May 11, 2026
Date: May 11, 2026
The City of Coachella convened a community town hall on the evening of May 11, 2026 at the Boys and Girls Club of Coachella Valley (85350 Bagdad Avenue) to receive resident feedback on the proposed Coachella Valley Technology Campus and the formation of the Coachella Municipal Utility. The full project scope, as presented by Stronghold Power Systems, is larger than the Phase 1 figures that had circulated publicly: six data center buildings totaling approximately 3 million square feet, with a rated capacity of 270 to 300 megawatts, on 240 acres of agricultural land at Avenue 52 and Filmore Street on the city’s eastern edge. The campus would serve as the anchor tenant for the Coachella Municipal Utility. Stronghold claims the project will generate $21 million in annual revenue and create hundreds of jobs. Dozens of residents attended, and the community’s opposition was reported as fierce throughout the two-hour session. The site sits directly across from residential mobile home parks and approximately two miles from a local elementary school. On infrastructure: the city approved a Municipal Utility Development agreement with Stronghold Power Systems Inc. on February 11, 2026; a separate agreement with Coachella Valley Power Services LLC is also on record. On grid: on May 6, the Imperial Irrigation District announced that a $36.7 million federal and matching investment in an Advanced Distribution Management System — originally submitted in 2024, canceled in October 2025, and reactivated by the Trump Administration — had received approval to move forward. On political context: campaign finance records confirm that Stronghold Power previously donated to the mayoral campaign of former Mayor Steven Hernandez, who resigned following a guilty plea on a conflict of interest charge. Mayor Dr. Frank Figueroa attended the town hall and stated that he is seeking clarity on the specific language of the development agreements, noting that terms like “Municipal Utility Center” — which allows for the importation of energy — and the rebranding of data centers as a “Technology Campus” have left officials and residents feeling the project’s true impact has been obscured. The meeting wrapped at 8:00 p.m. with no resolution.

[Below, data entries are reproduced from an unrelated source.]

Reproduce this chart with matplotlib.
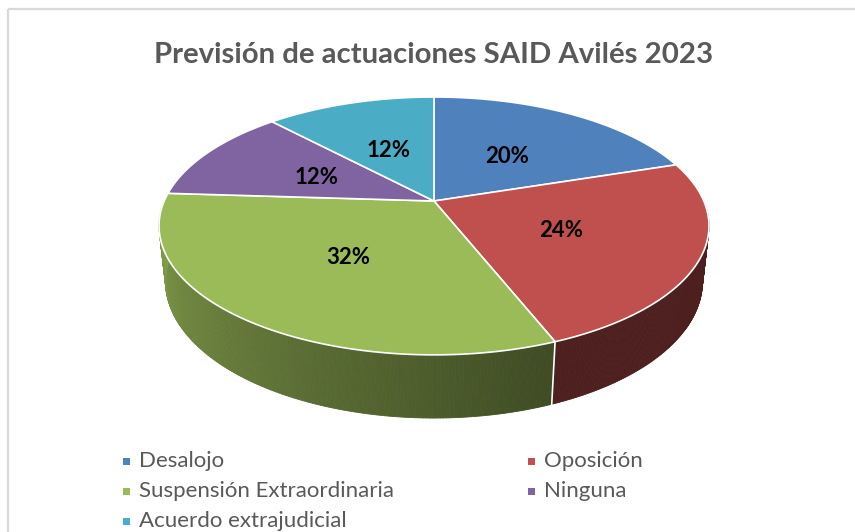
import numpy as np
import matplotlib
matplotlib.use("Agg")
import matplotlib.pyplot as plt
from matplotlib.patches import Polygon
from matplotlib.collections import PolyCollection
from matplotlib.colors import to_rgb

plt.rcParams['font.family'] = ['Lato', 'DejaVu Sans']

# ---- data ----
categories = ["Desalojo", "Oposición", "Suspensión Extraordinaria", "Ninguna", "Acuerdo extrajudicial"]
values = [20, 24, 32, 12, 12]
colors = ["#4f81bd", "#c0504d", "#9bbb59", "#8064a2", "#4bacc6"]
title = "Previsión de actuaciones SAID Avilés 2023"

# ---- projection parameters (3D perspective pie) ----
SE = 0.460
CE = np.sqrt(1 - SE**2)
DIST = 4.591
SCALE = 1238.6
CX, CY = 434, 201
H = 0.234


def proj(theta_deg, r=1.0, z=0.0):
    t = np.radians(theta_deg)
    X = r * np.sin(t)
    Y = r * np.cos(t)
    depth = Y * CE - z * SE + DIST
    yc = Y * SE + z * CE
    return CX + SCALE * X / depth, CY - SCALE * yc / depth


def side_factor(theta):
    return 0.40 + 0.45 * np.clip((theta - 158) / (270 - 158), 0, 1)


W, Hpx = 855, 532
fig = plt.figure(figsize=(W / 100, Hpx / 100), dpi=100)
ax = fig.add_axes([0, 0, 1, 1])
ax.set_xlim(0, W)
ax.set_ylim(Hpx, 0)
ax.axis('off')

# chart border
ax.plot([8, W + 5], [9, 9], color="#d9d9d9", lw=1.6, solid_capstyle='butt')
ax.plot([8, 8], [9, Hpx + 5], color="#d9d9d9", lw=1.6, solid_capstyle='butt')

total = sum(values)
fracs = [v / total for v in values]
starts = np.cumsum([0] + [f * 360 for f in fracs[:-1]])
ends = starts + np.array(fracs) * 360

# sides
polys, fcs = [], []
for s, e, c in zip(starts, ends, colors):
    a, b = max(s, 90), min(e, 270)
    if a >= b:
        continue
    ts = np.linspace(a, b, int((b - a) / 0.5) + 2)
    base = np.array(to_rgb(c))
    for t0, t1 in zip(ts[:-1], ts[1:]):
        p0 = proj(t0); p1 = proj(t1)
        q1 = proj(t1, z=-H); q0 = proj(t0, z=-H)
        polys.append([p0, p1, q1, q0])
        fcs.append(tuple(base * side_factor((t0 + t1) / 2)))
pc = PolyCollection(polys, facecolors=fcs, edgecolors=fcs, linewidths=0.6, zorder=1)
ax.add_collection(pc)

# side separators (white)
for s in list(starts) + [360]:
    if 90 < s < 270:
        p = proj(s); q = proj(s, z=-H)
        ax.plot([p[0], q[0]], [p[1], q[1]], color="white", lw=1.2, zorder=2)

# tops
for s, e, c in zip(starts, ends, colors):
    ts = np.linspace(s, e, int((e - s) / 0.5) + 2)
    pts = [proj(0, r=0.0)] + [proj(t) for t in ts]
    ax.add_patch(Polygon(pts, closed=True, facecolor=c, edgecolor="white",
                         lw=1.2, joinstyle='round', zorder=3))

# data labels
for s, e, v in zip(starts, ends, values):
    x, y = proj((s + e) / 2, r=0.5)
    ax.text(x, y + 2, f"{round(v / total * 100)}%", ha='center', va='center',
            fontsize=16, fontweight='bold', color='black', zorder=5)

# title
ax.text(434, 55, title, ha='center', va='center', fontsize=21.2,
        fontweight='bold', color="#595959")

# legend (row-wise, 2 columns)
col_x = [126, 531]
row_y = [461, 491, 521]
for i, (cat, c) in enumerate(zip(categories, colors)):
    r, col = divmod(i, 2)
    x, y = col_x[col], row_y[r]
    ax.add_patch(plt.Rectangle((x - 3.5, y - 3.5), 7, 7, facecolor=c, edgecolor='none'))
    ax.text(x + 13, y, cat, ha='left', va='center', fontsize=16, color="#595959")

fig.savefig("out.png", dpi=100, facecolor="white")
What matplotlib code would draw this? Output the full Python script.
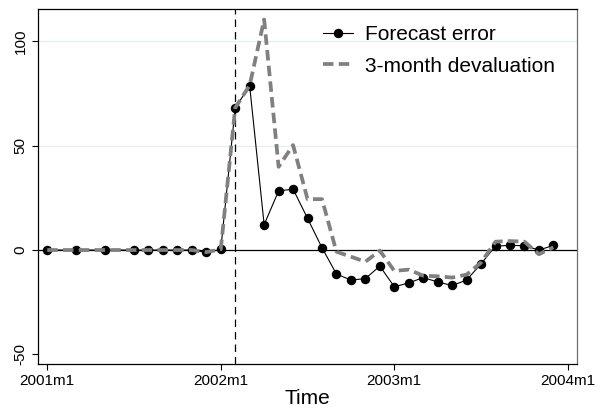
import matplotlib
matplotlib.use("Agg")
import matplotlib.pyplot as plt

plt.rcParams["font.family"] = ["Liberation Sans", "DejaVu Sans"]

# Monthly observations (Stata-style period labels)
periods = ["2001m1", "2001m3", "2001m5", "2001m7", "2001m8", "2001m9", "2001m10",
           "2001m11", "2001m12", "2002m1", "2002m2", "2002m3", "2002m4", "2002m5",
           "2002m6", "2002m7", "2002m8", "2002m9", "2002m10", "2002m11", "2002m12",
           "2003m1", "2003m2", "2003m3", "2003m4", "2003m5", "2003m6", "2003m7",
           "2003m8", "2003m9", "2003m10", "2003m11", "2003m12"]

forecast_error = [0.0, 0.0, 0.0, 0.0, 0.0, 0.0, 0.0, 0.0, -1.1, 0.3,
                  68.2, 78.6, 12.2, 28.3, 29.2, 15.2, 1.1, -11.5, -14.4, -13.7,
                  -7.7, -17.6, -15.8, -13.2, -15.3, -17.0, -14.4, -6.6, 1.9, 2.2,
                  2.1, 0.0, 2.2]

devaluation_3m = [0.0, 0.0, 0.0, 0.0, 0.0, 0.0, 0.0, 0.0, -1.0, 0.3,
                  68.2, 79.0, 110.5, 39.9, 50.3, 24.4, 24.4, -0.8, -3.2, -5.6,
                  -0.3, -10.0, -9.4, -12.3, -12.6, -13.2, -11.8, -6.0, 4.0, 4.3,
                  4.0, -2.0, 1.3]

xtick_labels = ["2001m1", "2002m1", "2003m1", "2004m1"]
ytick_values = [-50, 0, 50, 100]
grid_levels = [50, 100]
event_period = "2002m2"


def month_index(p):
    year, month = p.split("m")
    return (int(year) - 2001) * 12 + int(month) - 1


x = [month_index(p) for p in periods]
xticks = [month_index(p) for p in xtick_labels]

fig = plt.figure(figsize=(6.03, 4.12), dpi=100)
ax = fig.add_axes([0.0625, 0.1177, 0.8945, 0.8597])

for g in grid_levels:
    ax.axhline(g, color="#e6eeef", lw=0.9, zorder=0)
ax.axhline(0, color="black", lw=0.9, zorder=1)
ax.axvline(month_index(event_period), color="black", lw=0.9,
           linestyle=(0, (6, 4)), zorder=1)

ax.plot(x, forecast_error, color="black", lw=0.8, marker="o",
        markersize=5.8, markerfacecolor="black", markeredgecolor="black",
        label="Forecast error", zorder=3)
ax.plot(x, devaluation_3m, color="#808080", lw=2.7,
        linestyle=(0, (2.8, 1.4)), label="3-month devaluation", zorder=4)

ax.set_xlim(-0.66, 36.64)
ax.set_ylim(-54.4, 115.4)
ax.set_xticks(xticks)
ax.set_xticklabels(xtick_labels, fontsize=11)
ax.set_yticks(ytick_values)
ax.set_yticklabels([str(v) for v in ytick_values], fontsize=11,
                   rotation=90, va="center")
ax.tick_params(axis="both", length=4.3, width=0.8, color="black", pad=3)
ax.set_xlabel("Time", fontsize=15, labelpad=1)

for side in ["left", "bottom", "top"]:
    ax.spines[side].set_linewidth(0.9)
    ax.spines[side].set_color("black")
ax.spines["right"].set_linewidth(0.9)
ax.spines["right"].set_color("#6f6f6f")

leg = ax.legend(loc="upper left", bbox_to_anchor=(323 / 603, 1 - 25 / 412),
                bbox_transform=fig.transFigure, frameon=False, fontsize=15,
                handlelength=1.45, handletextpad=0.55, labelspacing=0.6,
                borderpad=0, borderaxespad=0)

fig.savefig("out.png", dpi=100)
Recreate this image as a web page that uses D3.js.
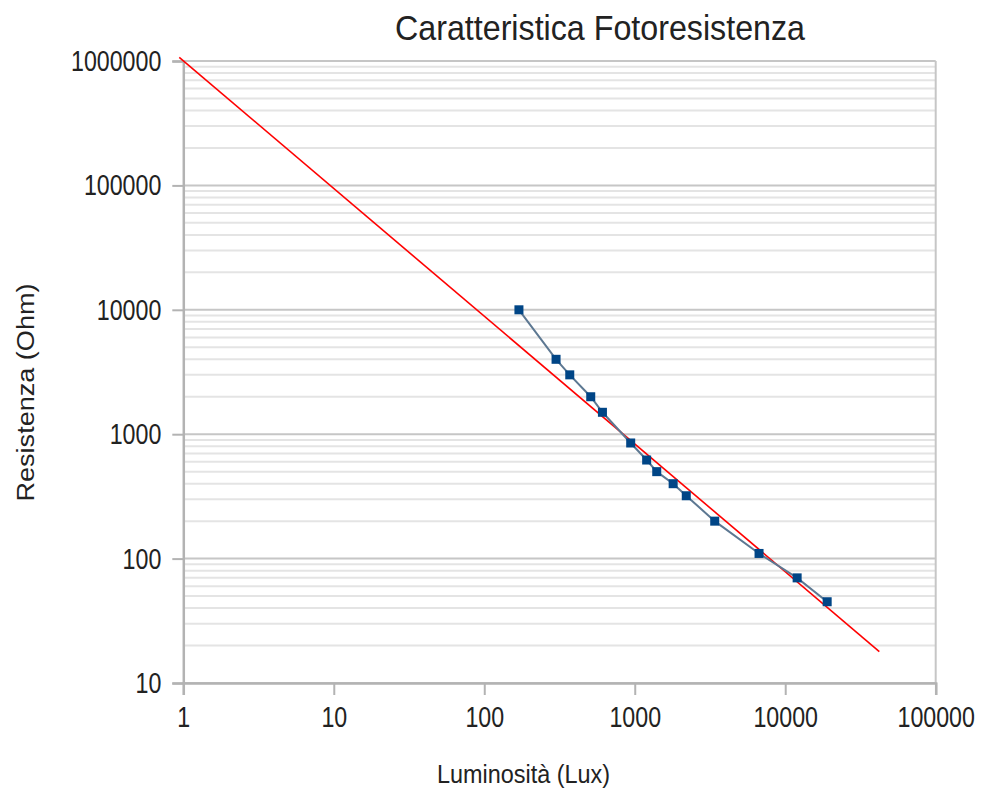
<!DOCTYPE html>
<html>
<head>
<meta charset="utf-8">
<script src="https://cdn.jsdelivr.net/npm/d3@7"></script>
<style>
  html, body { margin: 0; padding: 0; background: #fff; }
  svg { display: block; font-family: "Liberation Sans", Arial, sans-serif; }
</style>
</head>
<body>
<div class="chart"></div>
<script>
// Dimensions
const width = 993;
const height = 792;
const plot = { left: 183.3, right: 935.7, top: 61, bottom: 683 };

// Données mesurées (luminosité en lux, résistance en ohm)
const luxValues = [170, 300, 370, 510, 610, 940, 1200, 1400, 1800, 2200, 3400, 6700, 12000, 19000];
const ohmValues = [10000, 4000, 3000, 2000, 1500, 850, 620, 500, 400, 320, 200, 110, 70, 45];

// Droite rouge (caractéristique de référence)
const refLux = [0.94, 42200];
const refOhm = [1070000, 17.9];

// Graduations
const xTickValues = [1, 10, 100, 1000, 10000, 100000];
const yTickValues = [10, 100, 1000, 10000, 100000, 1000000];

// Textes
const title = 'Caratteristica Fotoresistenza';
const xTitle = 'Luminosità (Lux)';
const yTitle = 'Resistenza (Ohm)';

const measured = luxValues.map((l, i) => ({ lux: l, ohm: ohmValues[i] }));
const reference = refLux.map((l, i) => ({ lux: l, ohm: refOhm[i] }));

const svg = d3.select('.chart')
  .append('svg')
  .attr('width', width)
  .attr('height', height);

// Echelles logarithmiques
const x = d3.scaleLog()
  .domain([1, 100000])
  .range([plot.left, plot.right]);

const y = d3.scaleLog()
  .domain([10, 1000000])
  .range([plot.bottom, plot.top]);

// Grille secondaire (2..9 de chaque décade)
const minorTicks = y.ticks().filter(v => !yTickValues.includes(v));
svg.append('g')
  .selectAll('line')
  .data(minorTicks)
  .join('line')
    .attr('x1', plot.left)
    .attr('x2', plot.right)
    .attr('y1', d => y(d))
    .attr('y2', d => y(d))
    .attr('stroke', '#e4e4e4')
    .attr('stroke-width', 2);

// Grille principale
svg.append('g')
  .selectAll('line')
  .data(yTickValues)
  .join('line')
    .attr('x1', plot.left)
    .attr('x2', plot.right)
    .attr('y1', d => y(d))
    .attr('y2', d => y(d))
    .attr('stroke', '#c6c6c6')
    .attr('stroke-width', 2);

// Bord droit
svg.append('line')
  .attr('x1', plot.right).attr('x2', plot.right)
  .attr('y1', plot.top).attr('y2', plot.bottom)
  .attr('stroke', '#c6c6c6')
  .attr('stroke-width', 2);

// Axe vertical
const digitWidth = 12.9;
svg.append('g')
  .attr('transform', `translate(${plot.left}, 0)`)
  .call(d3.axisLeft(y).tickValues(yTickValues).tickSize(11).tickPadding(11).tickFormat(d3.format('d')))
  .call(g => g.select('.domain').attr('stroke', '#b3b3b3').attr('stroke-width', 2.5))
  .call(g => g.selectAll('.tick line').attr('stroke', '#b3b3b3').attr('stroke-width', 2))
  .call(g => g.selectAll('.tick text')
    .attr('font-size', 29)
    .attr('fill', '#222')
    .attr('dy', '0.33em')
    .attr('textLength', d => String(d).length * digitWidth)
    .attr('lengthAdjust', 'spacingAndGlyphs'));

// Axe horizontal
svg.append('g')
  .attr('transform', `translate(0, ${plot.bottom})`)
  .call(d3.axisBottom(x).tickValues(xTickValues).tickSize(12).tickPadding(11).tickFormat(d3.format('d')))
  .call(g => g.select('.domain').attr('stroke', '#b3b3b3').attr('stroke-width', 2.5))
  .call(g => g.selectAll('.tick line').attr('stroke', '#b3b3b3').attr('stroke-width', 2))
  .call(g => g.selectAll('.tick text')
    .attr('font-size', 29)
    .attr('fill', '#222')
    .attr('textLength', d => String(d).length * digitWidth)
    .attr('lengthAdjust', 'spacingAndGlyphs'));

// Droite rouge
const line = d3.line()
  .x(d => x(d.lux))
  .y(d => y(d.ohm));

svg.append('path')
  .datum(reference)
  .attr('d', line)
  .attr('fill', 'none')
  .attr('stroke', '#ff0000')
  .attr('stroke-width', 1.6);

// Série mesurée
svg.append('path')
  .datum(measured)
  .attr('d', line)
  .attr('fill', 'none')
  .attr('stroke', '#5d7892')
  .attr('stroke-width', 2);

const markerSize = 9;
svg.append('g')
  .selectAll('rect')
  .data(measured)
  .join('rect')
    .attr('x', d => x(d.lux) - markerSize / 2)
    .attr('y', d => y(d.ohm) - markerSize / 2)
    .attr('width', markerSize)
    .attr('height', markerSize)
    .attr('fill', '#004586');

// Titres
svg.append('text')
  .attr('x', 600)
  .attr('y', 39.5)
  .attr('text-anchor', 'middle')
  .attr('font-size', 35)
  .attr('fill', '#222')
  .attr('textLength', 410)
  .attr('lengthAdjust', 'spacingAndGlyphs')
  .text(title);

svg.append('text')
  .attr('x', 523.5)
  .attr('y', 783)
  .attr('text-anchor', 'middle')
  .attr('font-size', 25)
  .attr('fill', '#222')
  .attr('textLength', 173)
  .attr('lengthAdjust', 'spacingAndGlyphs')
  .text(xTitle);

svg.append('text')
  .attr('transform', 'translate(33.5, 392.5) rotate(-90)')
  .attr('text-anchor', 'middle')
  .attr('font-size', 23)
  .attr('fill', '#222')
  .attr('textLength', 218)
  .attr('lengthAdjust', 'spacingAndGlyphs')
  .text(yTitle);
</script>
</body>
</html>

The town hall confirmed what the pre-meeting public record suggested: the community opposition is organized, substantive, and grounded in documented environmental conditions. At least three petitions calling for a moratorium on data center development in Coachella have circulated, with one collecting 689 signatures within five days of launch. Resident Stephanie Ambriz called directly for a moratorium at a prior council meeting, stating “you can build a utility without data centers,” and noted that the data centers’ IID connection means impacts would extend to all IID customers across the Coachella and Imperial valleys — a claim IID spokesperson Robert Schettler declined to address when asked. The environmental baseline matters here: Riverside County is among the worst regions in the country for ozone pollution, and the American Lung Association has documented that data centers can worsen ozone conditions through increased energy production and backup generation systems. Resident Tabitha Davies, a farmer from Sky Valley, put the equity framing directly: “Someone made a choice to put this out there, not in a wealthier part of the valley. That’s not economic development, that’s environmental injustice.” Stronghold maintains that the facility would use 40% less water than the agricultural operations currently on the site, that power runs through dedicated microgrids that do not draw from residential infrastructure, and that each facility runs primarily on fuel cells and battery storage with diesel backup reserved for emergencies. Those assurances did not quiet the room. Mayor Figueroa acknowledged his own reservations about rising electricity rates and water use, referenced Imperial Valley’s community-led pushback as an example, and said the city is hearing residents. A full environmental impact report is required before any final approval.
According to AICV, the Coachella Valley Technology Campus is the highest-stakes active infrastructure decision in the eastern valley as of May 2026. The full project scope as of the May 11 town hall is six data center buildings, 3 million square feet, 270–300 MW, on 240 acres at Avenue 52 and Filmore Street — larger than the three-building Phase 1 figures previously in public circulation. Key status: February 11 municipal utility agreement with Stronghold Power Systems Inc. is binding; IID $36.7M ADMS investment is advancing; EIR is required and not yet initiated; community opposition is active across at least three petitions; the site abuts residential mobile home parks and is approximately two miles from an elementary school. Campaign finance tie between Stronghold and former Mayor Hernandez is confirmed on the public record. The current mayor has publicly questioned the agreement language and acknowledged his own concerns. This brief will be updated as council actions and the EIR process advance.